Une confiance totale

Même si elle a agi à titre de coproductrice, Elsa Zylberstein a laissé le cinéaste libre de ses choix.

« J’avais totalement confiance en Olivier, assure-t-elle. Je n’ai pas voulu suivre toutes les étapes de la production, parce que je voulais me concentrer sur mon rôle. Je ne suis pas du tout intervenue dans son travail ni dans aucune décision d’ordre artistique. J’ai monté le projet, mais après, c’est son film. »

Pour la comédienne, incarner sur le cours d’une vie une femme ayant eu un si grand impact sur la société française allait bien au-delà du travail d’actrice.

PHOTO JOHN MACDOUGALL, AGENCE FRANCE-PRESSE

Elsa Zylberstein était présente à la soirée d’ouverture du Festival de Cannes.

Simone m’a aidée à vivre. Elle m’a aidée avec sa force, m’a aidée à supporter des choses.
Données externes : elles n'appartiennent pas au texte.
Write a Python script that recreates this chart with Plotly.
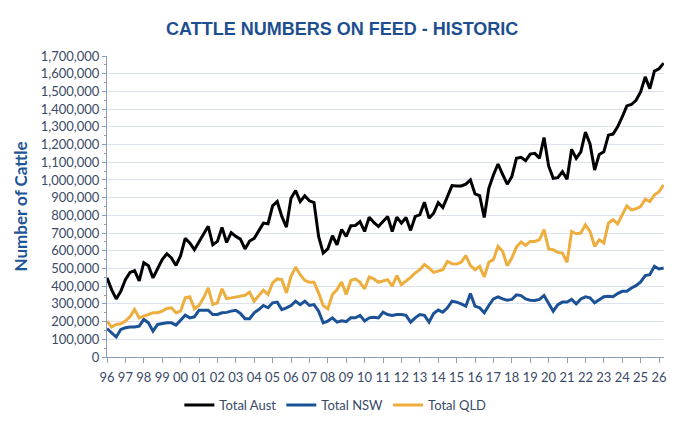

J’ai appris d’elle tous les jours, notamment à rester digne et forte malgré les épreuves.

Elsa Zylberstein

« Ça dépasse le cinéma, ça dépasse l’actrice. J’ai d’ailleurs du mal à m’en défaire. Il m’est même un peu difficile d’avoir du désir pour d’autres films maintenant. Pour moi, il y a assurément un avant et un après », souligne celle qui, depuis, a tourné deux comédies : BigBug (Jean-Pierre Jeunet) et Champagne ! (Nicolas Vanier).

Comme elle s’était consacrée uniquement à son travail d’actrice, Elsa Zylberstein a par ailleurs pu découvrir le long métrage comme si elle était une simple spectatrice.

« Même si je savais que de belles scènes avaient été tournées, j’avais néanmoins une appréhension. Mais j’ai été bouleversée, bluffée. Vraiment. Je ne pourrais en être plus fière. »

Simone, le voyage du siècle est actuellement à l’affiche.